◆ Description of the task ◆
Lines containing the string "with" are to be counted; report only how many there are.
--- begin ---
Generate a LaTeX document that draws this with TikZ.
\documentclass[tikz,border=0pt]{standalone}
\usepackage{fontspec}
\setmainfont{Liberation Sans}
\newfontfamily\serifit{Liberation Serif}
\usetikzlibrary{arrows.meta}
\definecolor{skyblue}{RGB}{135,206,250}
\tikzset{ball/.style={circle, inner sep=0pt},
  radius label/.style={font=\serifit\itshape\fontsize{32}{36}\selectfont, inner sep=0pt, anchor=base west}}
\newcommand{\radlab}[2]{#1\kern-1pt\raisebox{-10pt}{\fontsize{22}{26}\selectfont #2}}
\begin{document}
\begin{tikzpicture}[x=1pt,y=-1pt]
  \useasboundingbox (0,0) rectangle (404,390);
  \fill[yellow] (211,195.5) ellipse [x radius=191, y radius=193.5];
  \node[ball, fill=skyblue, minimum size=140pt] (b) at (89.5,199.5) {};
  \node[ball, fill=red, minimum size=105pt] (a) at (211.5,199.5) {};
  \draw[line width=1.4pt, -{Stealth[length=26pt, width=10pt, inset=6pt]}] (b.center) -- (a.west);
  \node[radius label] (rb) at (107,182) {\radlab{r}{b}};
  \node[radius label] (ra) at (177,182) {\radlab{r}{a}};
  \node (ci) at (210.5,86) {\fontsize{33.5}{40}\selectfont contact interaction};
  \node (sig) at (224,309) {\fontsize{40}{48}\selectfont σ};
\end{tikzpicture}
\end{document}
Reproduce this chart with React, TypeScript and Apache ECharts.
--- end ---
◆ Written solution ◆
2